Sunday, May 08, 2005

Epistemic Oscillations

I’'ve now finished Elbow Room and highly recommend it to anyone interested in the topic of free will (it may be hard to find though). When I read the passage below, this thought popped into my head: What a wonderful description of a largely ineffable situation, as well as a decent account of what I think about several times throughout the day. Consequently, reading the passage will give your brain some delightful stimulation and insight into my thoughts. I especially identified with the second paragraph, and like the suggestions of the third.
Enjoy (from pages 114-115)

A creature with a particularly hidebound and unadventurous policy of imagination management in its manifest image would no doubt never run the risk of encountering, let alone being bothered by, the problem of free will. But we human beings have proven too clever for that. The manifest image of human beings is the everyday world of colored things (not swarms of molecules); our eyes are macroscopes, not microscopes. We also only perceive only “middle-sized” rates of change; things that happen faster or slower are imperceptible to our naked eyes and ears. But unlike any other species, we have in addition to our manifest image what Sellers calls the scientific image. With our natural equipment we may not be able to see, or track, electrons, but we understand that while “water” is a mass noun for us, water is also a swarm of countable molecules, whose trajectories are trackable in principle, and sometimes even in practice (with the aid of prosthetic extensions of our senses).

Given our extended purposes and circumstances, it even becomes in our interests, in special circumstances, to abandon the wise economies of our manifest image and reconceive portions of our world at a different, more fine-grained level of description. It is then that we discover the incompleteness of the conceptual scheme of our manifest image, and begin to reconceive it as a limited, biased, defeasible perspective on the world. We have seen that our capacity to engage in real-time deliberation – including the deliberation required to engage in scientific research – depends on our manifest image, but it still seems to be a sort of illusion born of cognitive miserliness.

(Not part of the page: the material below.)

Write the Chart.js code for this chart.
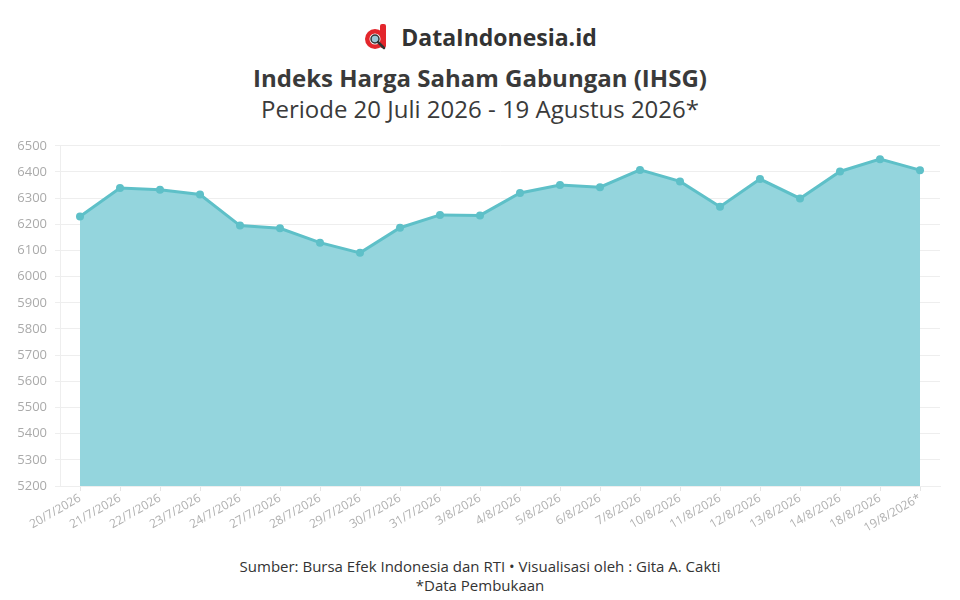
<!DOCTYPE html>
<html>
<head>
<meta charset="utf-8">
<script src="https://cdn.jsdelivr.net/npm/chart.js@4"></script>
<style>
    body { margin: 0; background: #fff; font-family: "Open Sans", sans-serif; }
    .page { position: relative; width: 960px; height: 600px; overflow: hidden; }
    .brand { position: absolute; top: 21px; left: 0; width: 960px; text-align: center; }
    .brand svg { vertical-align: middle; margin-right: 12px; }
    .brand span { vertical-align: middle; font-size: 23px; font-weight: 700; color: #333; }
    .title { position: absolute; top: 61px; width: 960px; text-align: center; font-size: 24px; font-weight: 700; color: #3a3a3a; }
    .subtitle { position: absolute; top: 92px; width: 960px; text-align: center; font-size: 24px; color: #3a3a3a; }
    .chart-box { position: absolute; top: 130px; left: 0; width: 960px; height: 415px; }
    .footer { position: absolute; top: 557px; width: 960px; text-align: center; font-size: 15px; color: #333; line-height: 19px; }
</style>
</head>
<body>
<div class="page">
    <div class="brand">
        <svg width="26" height="28" viewBox="0 0 26 28">
            <rect x="17" y="1" width="6" height="24" rx="2" fill="#e3262c"/>
            <circle cx="12" cy="16" r="10" fill="#e3262c"/>
            <circle cx="12" cy="16" r="5.5" fill="#fff"/>
            <circle cx="12" cy="16" r="4" fill="#9cc8d8" stroke="#333" stroke-width="1.5"/>
            <line x1="15" y1="19" x2="21" y2="25" stroke="#333" stroke-width="2.5" stroke-linecap="round"/>
        </svg><span>DataIndonesia.id</span>
    </div>
    <div class="title">Indeks Harga Saham Gabungan (IHSG)</div>
    <div class="subtitle">Periode 20 Juli 2026 - 19 Agustus 2026*</div>
    <div class="chart-box"><canvas id="ihsg-chart"></canvas></div>
    <div class="footer">Sumber: Bursa Efek Indonesia dan RTI • Visualisasi oleh : Gita A. Cakti<br>*Data Pembukaan</div>
</div>
<script>
// Data
const dates = [
    '20/7/2026', '21/7/2026', '22/7/2026', '23/7/2026', '24/7/2026', '27/7/2026',
    '28/7/2026', '29/7/2026', '30/7/2026', '31/7/2026', '3/8/2026', '4/8/2026',
    '5/8/2026', '6/8/2026', '7/8/2026', '10/8/2026', '11/8/2026', '12/8/2026',
    '13/8/2026', '14/8/2026', '18/8/2026', '19/8/2026*'
];
const ihsgValues = [
    6230, 6339, 6332, 6314, 6195, 6185,
    6130, 6091, 6187, 6236, 6234, 6320,
    6350, 6342, 6408, 6364, 6267, 6373,
    6299, 6402, 6449, 6407
];
const yMin = 5200;
const yMax = 6500;
const yStep = 100;

const ctx = document.getElementById('ihsg-chart');
new Chart(ctx, {
    type: 'line',
    data: {
        labels: dates,
        datasets: [{
            data: ihsgValues,
            borderColor: '#5ec0c8',
            backgroundColor: '#94d5dd',
            borderWidth: 3,
            pointRadius: 4,
            pointBackgroundColor: '#5ec0c8',
            pointBorderWidth: 0,
            fill: true,
            tension: 0
        }]
    },
    options: {
        responsive: true,
        maintainAspectRatio: false,
        animation: false,
        layout: { padding: { top: 15, right: 20, left: 0, bottom: 0 } },
        plugins: {
            legend: { display: false },
            tooltip: { enabled: false }
        },
        scales: {
            x: {
                offset: true,
                grid: {
                    drawOnChartArea: false,
                    color: '#e6e6e6',
                    tickLength: 5
                },
                border: { color: '#eeeeee' },
                ticks: {
                    autoSkip: false,
                    minRotation: 30,
                    maxRotation: 30,
                    color: '#b0b0b0',
                    font: { family: 'Open Sans', size: 12 },
                    padding: 0
                },
                afterFit(scale) { scale.height = 59; }
            },
            y: {
                min: yMin,
                max: yMax,
                grid: { color: '#eeeeee', tickLength: 5 },
                border: { color: '#eeeeee' },
                ticks: {
                    stepSize: yStep,
                    color: '#aaaaaa',
                    padding: 8,
                    font: { family: 'Open Sans', size: 13 },
                    callback: value => String(value)
                },
                afterFit(scale) { scale.width = 60; }
            }
        }
    }
});
</script>
</body>
</html>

We come, then, to an apparent dilemma, wavering back and forth between the practical – even, perhaps, optimally practical – way of thinking of the world, and an impractical but still rationally endorsed vision. We have made some progress, however. We have found some reasons supporting our parochial hunch that they way we think about our place in the universe is not only the only way we can think of it (on a day-to-day basis), but the only way to think of it – the only way for a finite, rational deliberator to think, whether or not determinism is true. If you want to deliberate, and deliberate well, it is rational for you to act as if the world really does have an open future, with real opportunities.